WHAT YOU NEED TO DO
Copy the records below exactly, leaving out every picture.

==========

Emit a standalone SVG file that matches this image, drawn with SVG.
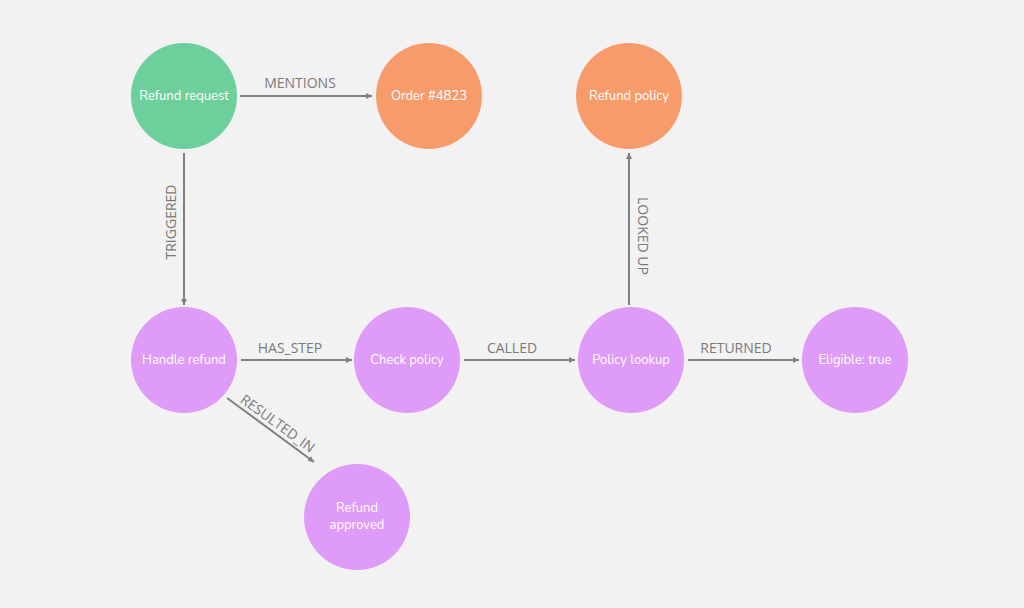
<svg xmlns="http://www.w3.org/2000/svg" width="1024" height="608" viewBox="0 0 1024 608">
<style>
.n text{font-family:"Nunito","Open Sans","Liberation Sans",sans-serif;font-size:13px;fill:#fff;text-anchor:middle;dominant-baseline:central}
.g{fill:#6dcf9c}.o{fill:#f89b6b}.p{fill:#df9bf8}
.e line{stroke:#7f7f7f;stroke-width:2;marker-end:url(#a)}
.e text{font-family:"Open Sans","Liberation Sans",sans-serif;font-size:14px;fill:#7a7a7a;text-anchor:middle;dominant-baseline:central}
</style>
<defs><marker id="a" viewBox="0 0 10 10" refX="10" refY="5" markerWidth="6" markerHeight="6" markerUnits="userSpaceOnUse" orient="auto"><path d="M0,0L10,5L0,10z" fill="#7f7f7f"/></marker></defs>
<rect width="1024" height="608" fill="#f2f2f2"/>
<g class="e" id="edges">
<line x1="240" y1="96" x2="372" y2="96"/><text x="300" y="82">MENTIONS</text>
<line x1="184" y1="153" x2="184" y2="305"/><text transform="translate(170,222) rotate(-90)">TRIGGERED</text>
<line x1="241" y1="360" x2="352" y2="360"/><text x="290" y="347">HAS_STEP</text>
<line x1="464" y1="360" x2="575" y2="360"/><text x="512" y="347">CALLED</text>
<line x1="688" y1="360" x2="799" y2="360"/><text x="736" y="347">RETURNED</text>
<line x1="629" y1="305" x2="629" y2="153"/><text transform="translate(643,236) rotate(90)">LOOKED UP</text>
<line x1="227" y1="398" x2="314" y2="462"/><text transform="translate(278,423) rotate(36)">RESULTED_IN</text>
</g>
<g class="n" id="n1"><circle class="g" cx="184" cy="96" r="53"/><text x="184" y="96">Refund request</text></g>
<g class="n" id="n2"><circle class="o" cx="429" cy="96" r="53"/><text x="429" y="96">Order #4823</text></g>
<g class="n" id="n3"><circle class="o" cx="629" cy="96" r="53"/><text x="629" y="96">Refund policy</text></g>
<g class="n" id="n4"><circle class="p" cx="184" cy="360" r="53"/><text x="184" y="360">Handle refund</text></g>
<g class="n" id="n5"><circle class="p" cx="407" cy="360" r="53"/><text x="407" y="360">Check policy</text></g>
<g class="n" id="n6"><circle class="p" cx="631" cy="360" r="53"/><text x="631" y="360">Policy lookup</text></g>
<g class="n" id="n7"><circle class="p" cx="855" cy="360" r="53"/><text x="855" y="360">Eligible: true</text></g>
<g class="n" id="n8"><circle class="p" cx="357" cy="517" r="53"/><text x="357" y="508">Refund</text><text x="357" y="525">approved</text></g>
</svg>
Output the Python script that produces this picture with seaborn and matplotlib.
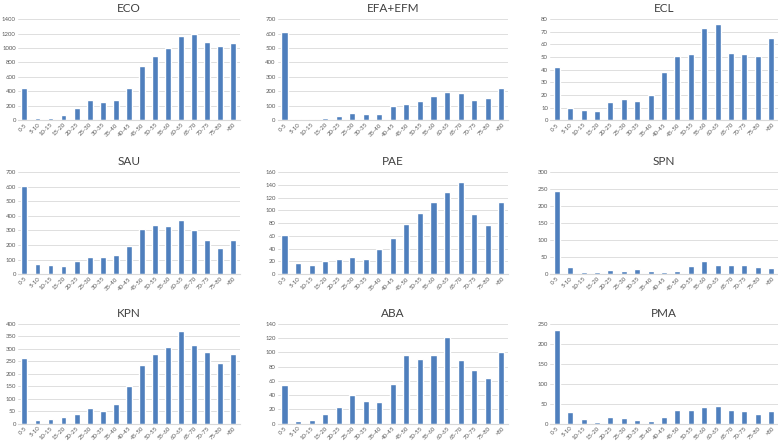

==========

CORRECT OUTPUT
Emit a standalone SVG file that matches this image, drawn with SVG.
<svg xmlns="http://www.w3.org/2000/svg" width="1024" height="608" viewBox="0 0 1024 608">
<style>
.n text{font-family:"Nunito","Open Sans","Liberation Sans",sans-serif;font-size:13px;fill:#fff;text-anchor:middle;dominant-baseline:central}
.g{fill:#6dcf9c}.o{fill:#f89b6b}.p{fill:#df9bf8}
.e line{stroke:#7f7f7f;stroke-width:2;marker-end:url(#a)}
.e text{font-family:"Open Sans","Liberation Sans",sans-serif;font-size:14px;fill:#7a7a7a;text-anchor:middle;dominant-baseline:central}
</style>
<defs><marker id="a" viewBox="0 0 10 10" refX="10" refY="5" markerWidth="6" markerHeight="6" markerUnits="userSpaceOnUse" orient="auto"><path d="M0,0L10,5L0,10z" fill="#7f7f7f"/></marker></defs>
<rect width="1024" height="608" fill="#f2f2f2"/>
<g class="e" id="edges">
<line x1="240" y1="96" x2="372" y2="96"/><text x="300" y="82">MENTIONS</text>
<line x1="184" y1="153" x2="184" y2="305"/><text transform="translate(170,222) rotate(-90)">TRIGGERED</text>
<line x1="241" y1="360" x2="352" y2="360"/><text x="290" y="347">HAS_STEP</text>
<line x1="464" y1="360" x2="575" y2="360"/><text x="512" y="347">CALLED</text>
<line x1="688" y1="360" x2="799" y2="360"/><text x="736" y="347">RETURNED</text>
<line x1="629" y1="305" x2="629" y2="153"/><text transform="translate(643,236) rotate(90)">LOOKED UP</text>
<line x1="227" y1="398" x2="314" y2="462"/><text transform="translate(278,423) rotate(36)">RESULTED_IN</text>
</g>
<g class="n" id="n1"><circle class="g" cx="184" cy="96" r="53"/><text x="184" y="96">Refund request</text></g>
<g class="n" id="n2"><circle class="o" cx="429" cy="96" r="53"/><text x="429" y="96">Order #4823</text></g>
<g class="n" id="n3"><circle class="o" cx="629" cy="96" r="53"/><text x="629" y="96">Refund policy</text></g>
<g class="n" id="n4"><circle class="p" cx="184" cy="360" r="53"/><text x="184" y="360">Handle refund</text></g>
<g class="n" id="n5"><circle class="p" cx="407" cy="360" r="53"/><text x="407" y="360">Check policy</text></g>
<g class="n" id="n6"><circle class="p" cx="631" cy="360" r="53"/><text x="631" y="360">Policy lookup</text></g>
<g class="n" id="n7"><circle class="p" cx="855" cy="360" r="53"/><text x="855" y="360">Eligible: true</text></g>
<g class="n" id="n8"><circle class="p" cx="357" cy="517" r="53"/><text x="357" y="508">Refund</text><text x="357" y="525">approved</text></g>
</svg>
Output the Python script that produces this picture with seaborn and matplotlib.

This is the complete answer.